The first involves a caption converter, which converts DTV captions into IMSC1 captions. The converter buffers the incoming DTV captions, inserts timing information, which Kim characterized as being incomplete, and periodically generates TTML captions. The second step is caption generation. The KBS UHD caption generator completes the timing information needed in the display to sync captions and video by inserting UTC time, he explained. Finally, the caption generator generates ROUTE/MMT caption streams.

THE USE OF SUBTITLES

Simon Thompson, a BBC project engineer working on next-generation video systems, also tackled the topic of closed captions in his “Access Services for UHDTV: An Initial Investigation of W3C TTML2 Subtitles” paper.
 
Subtitle use is increasing in the United Kingdom for several reasons, such as an aging population, their popularity among children learning a second language and the increased viewership of foreign-language series, he said. The British government also has mandated their use since 2003, he added.
 
“TTML subtitles are the way forward for UHD,” said Thompson. W3C [the World Wide Web Consortium] developed the TTML subtitle specification, and various organizations, including SMPTE, the EBU and CableLabs, have their own profiles of the spec, he said. TTML files contain the text of the subtitle, as well as on-screen placement, timing and color information, which enables the TV to render closed captions.

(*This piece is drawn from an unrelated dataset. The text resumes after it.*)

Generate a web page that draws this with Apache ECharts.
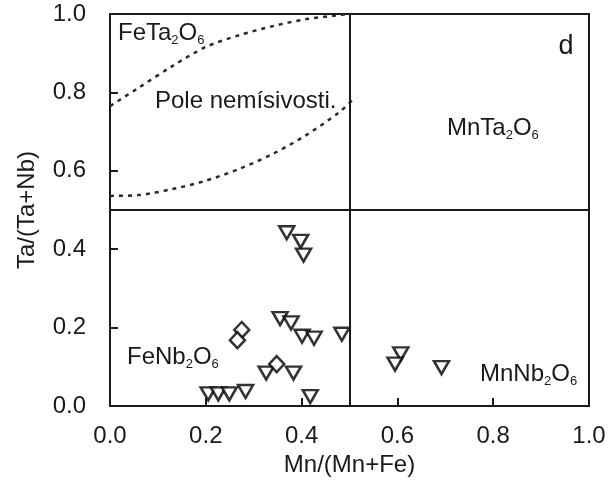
<!DOCTYPE html>
<html><head><meta charset="utf-8">
<script src="https://cdn.jsdelivr.net/npm/echarts@6/dist/echarts.min.js"></script>
<style>html,body{margin:0;padding:0;background:#fff}#c{width:614px;height:482px}</style>
</head><body><div id="c"></div>
<script>
// Triangles (down-pointing)
const triX = [0.369,0.398,0.404,0.355,0.378,0.401,0.426,0.484,0.326,0.383,0.205,0.226,0.249,0.283,0.418,0.607,0.595,0.692];
const triY = [0.442,0.420,0.385,0.223,0.212,0.178,0.173,0.183,0.084,0.084,0.031,0.031,0.031,0.037,0.024,0.133,0.107,0.098];
// Diamonds
const diaX = [0.275,0.266,0.348];
const diaY = [0.194,0.168,0.107];
// Dotted boundary curves (miscibility gap)
const upperX = [0,0.06,0.13,0.2,0.27,0.34,0.41,0.477,0.49];
const upperY = [0.765,0.812,0.867,0.916,0.946,0.969,0.987,0.997,0.999];
const lowerX = [0,0.059,0.129,0.198,0.268,0.338,0.407,0.477,0.51];
const lowerY = [0.536,0.538,0.553,0.574,0.604,0.642,0.689,0.748,0.785];
const divider = 0.5;
const xTicks = ['0.0','0.2','0.4','0.6','0.8','1.0'];
const yTicks = ['0.0','0.2','0.4','0.6','0.8','1.0'];

const FONT = "'Liberation Sans', Arial, sans-serif";
const INK = '#1a1a1a';
const zip = (a,b) => a.map((v,i)=>[v,b[i]]);
const rich = {
  a:{fontSize:24,fontFamily:FONT,color:INK},
  s:{fontSize:13,fontFamily:FONT,color:INK,padding:[14,0,0,0]}
};
function chem(x,y,parts){
  return {type:'text', x:x, y:y, silent:true,
    style:{text:parts, rich:rich, verticalAlign:'middle', align:'left', fill:INK}};
}
const chart = echarts.init(document.getElementById('c'), null, {renderer:'canvas'});
const axisCommon = {
  min:0, max:1, interval:0.2,
  axisLine:{show:true, lineStyle:{color:INK, width:2}},
  axisTick:{show:true, inside:true, length:8, lineStyle:{color:INK, width:2}},
  splitLine:{show:false},
  nameLocation:'middle',
  nameTextStyle:{fontSize:24, fontFamily:FONT, color:INK},
};
chart.setOption({
  animation:false,
  backgroundColor:'#fff',
  grid:{left:110, right:25, top:14, bottom:74, show:true, borderColor:INK, borderWidth:2, containLabel:false},
  xAxis:Object.assign({}, axisCommon, {
    type:'value', name:'Mn/(Mn+Fe)', nameGap:47,
    axisLabel:{fontSize:24, fontFamily:FONT, color:INK, margin:18, formatter:(v)=>xTicks[Math.round(v*5)]}
  }),
  yAxis:Object.assign({}, axisCommon, {
    type:'value', name:'Ta/(Ta+Nb)', nameGap:71, nameRotate:90,
    axisLabel:{fontSize:24, fontFamily:FONT, color:INK, margin:24, formatter:(v)=>yTicks[Math.round(v*5)]}
  }),
  series:[
    {type:'line', data:zip(upperX,upperY), smooth:0.3, symbol:'none', silent:true,
     lineStyle:{color:'#2a2a2a', width:2.5, type:[4,5]}, z:2},
    {type:'line', data:zip(lowerX,lowerY), smooth:0.3, symbol:'none', silent:true,
     lineStyle:{color:'#2a2a2a', width:2.5, type:[4,5]}, z:2,
     markLine:{silent:true, symbol:'none', label:{show:false},
       lineStyle:{color:INK, width:2, type:'solid'},
       data:[{xAxis:divider},{yAxis:divider}]}},
    {type:'scatter', data:zip(triX,triY), symbol:'triangle', symbolRotate:180, symbolSize:[15,13],
     itemStyle:{color:'#fff', borderColor:'#000', borderWidth:2.5}, z:3},
    {type:'scatter', data:zip(diaX,diaY), symbol:'diamond', symbolSize:[15,16],
     itemStyle:{color:'#fff', borderColor:'#000', borderWidth:2.5}, z:4}
  ],
  graphic:[
    chem(118,33,'{a|FeTa}{s|2}{a|O}{s|6}'),
    {type:'text', x:155, y:101, silent:true, style:{text:'Pole nemísivosti.', fontSize:24, fontFamily:FONT, fill:INK, verticalAlign:'middle'}},
    chem(447,128,'{a|MnTa}{s|2}{a|O}{s|6}'),
    chem(127,357,'{a|FeNb}{s|2}{a|O}{s|6}'),
    chem(480,374,'{a|MnNb}{s|2}{a|O}{s|6}'),
    {type:'text', x:566, y:47, silent:true, style:{text:'d', fontSize:27, fontFamily:FONT, fill:INK, verticalAlign:'middle', align:'center'}}
  ]
});
</script></body></html>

The color of closed captions is important to BBC because it assigns one of four colors—white, lime (green), yellow and cyan—to identify different speakers on screen, he said. Thompson discussed the process BBC uses to arrive at those TTML colors for captions used on an HDR display. “We can’t just use the sRGB signal on an HDR screen because, if you use whites, then you stick your subtitle out at peak luminance of the display,” Thompson said. “We tried that. It’s not very nice. You can actually see the text for about 30 seconds [after it was presented on the display].” This requires a transform from sRGB to hybrid log gamma (HLG), which necessitates a transform of BT.709 primaries to BT.2100, he said. Thompson pointed out that color fidelity is not the objective in this captioning application. It just has to be good enough to identify the speakers.

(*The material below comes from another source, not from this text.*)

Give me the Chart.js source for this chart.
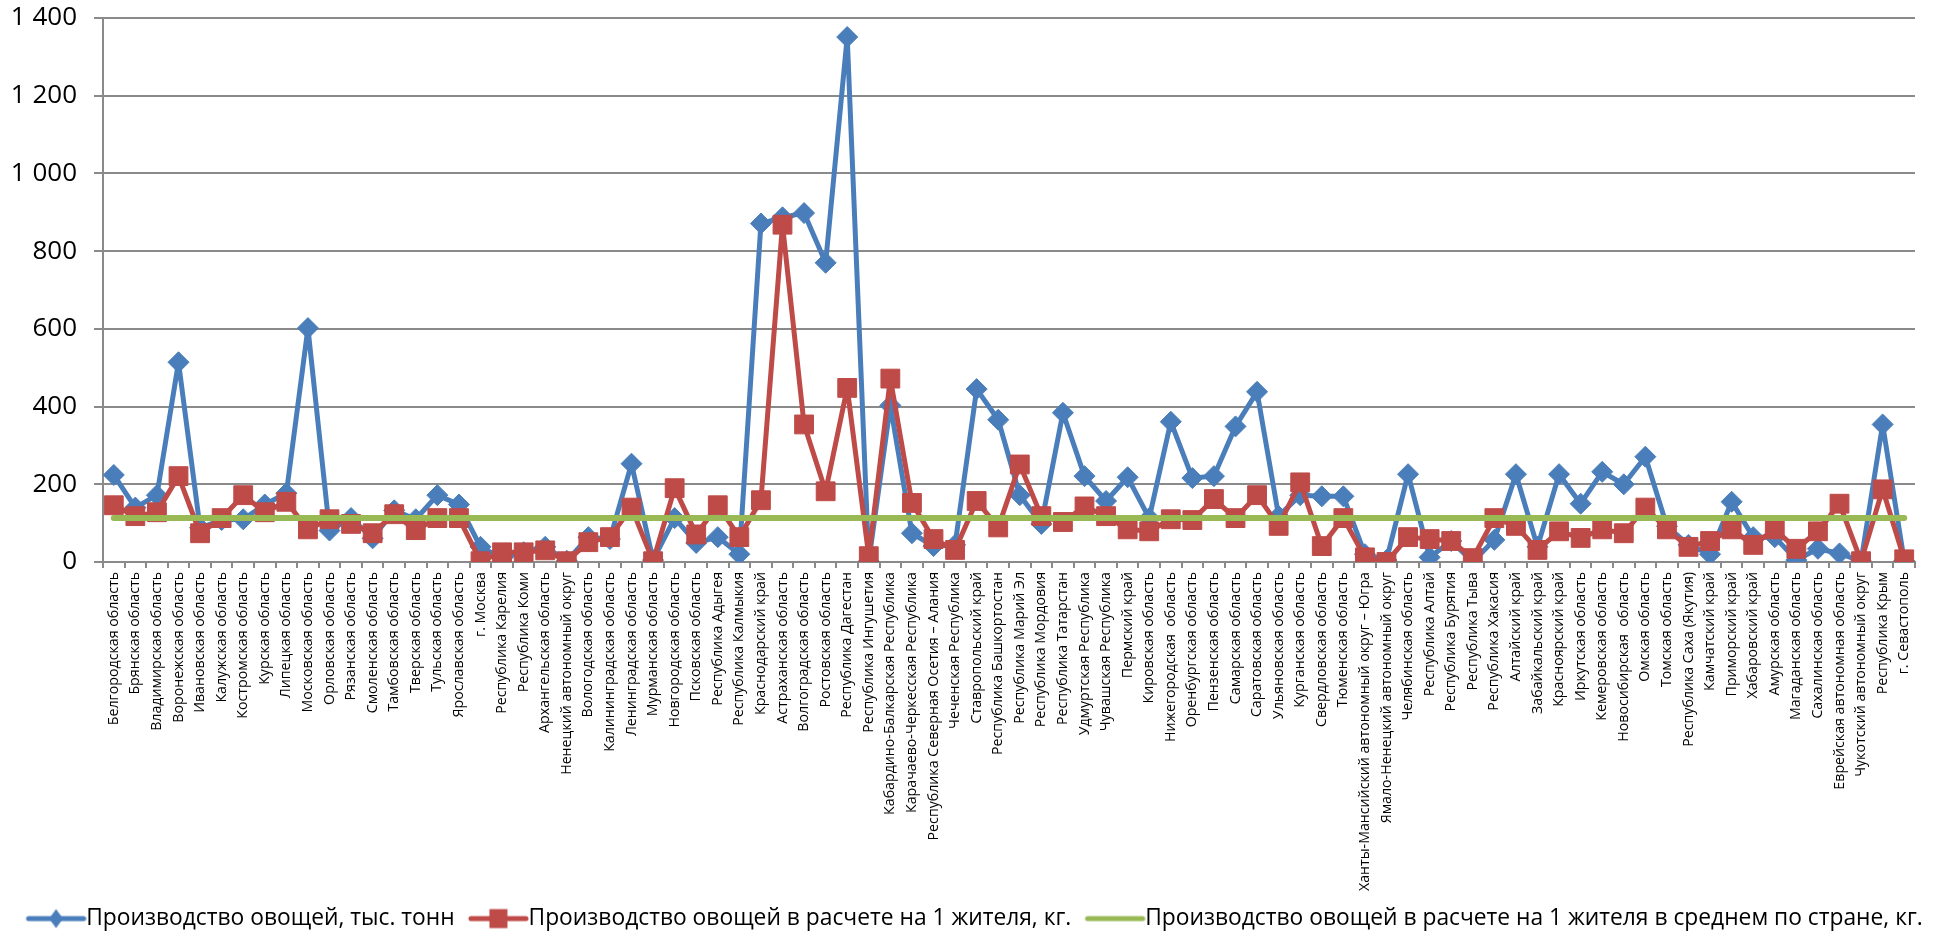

A TTML working group developed a method for converting sRGB to PQ, but after evaluating it for use with HLG, BBC decided to write its own, said Thompson. The BCC method undoes the sRGB transfer function, performs a color space conversion and applies a simplified HLG Opto-Optical Transfer Function.

Thompson said the BBC wanted to answer three questions related to this transfer to HLG: How accurate was the color after the transfer to HLG? Does background brightness affect the perceived brightness of the subtitle? And do background changes in brightness create perceived changes in brightness of the subtitles? The broadcaster presented test subjects with four individual video sequences as well as two with cuts between clips—bright to dim and vice versa—to get the answers.

To conclude, Thompson made four points. First, fewer than 5 percent of viewers said they were very annoyed by the variation in subtitle brightness when a screen is forced into power-saving mode by the brightness of the background video. Second, content producers should be aware that scenes with rapid, repeated changes in brightness level will cause some viewers to perceive that the brightness of subtitles change when the monitor’s power-saving mode is not triggered. Third, when displaying subtitles on a dim background, dimmer subtitles should be used. Finally, subtitlers should have access to a bigger color palette and should choose the appropriate subtitle brightness levels within a scene, Thompson said.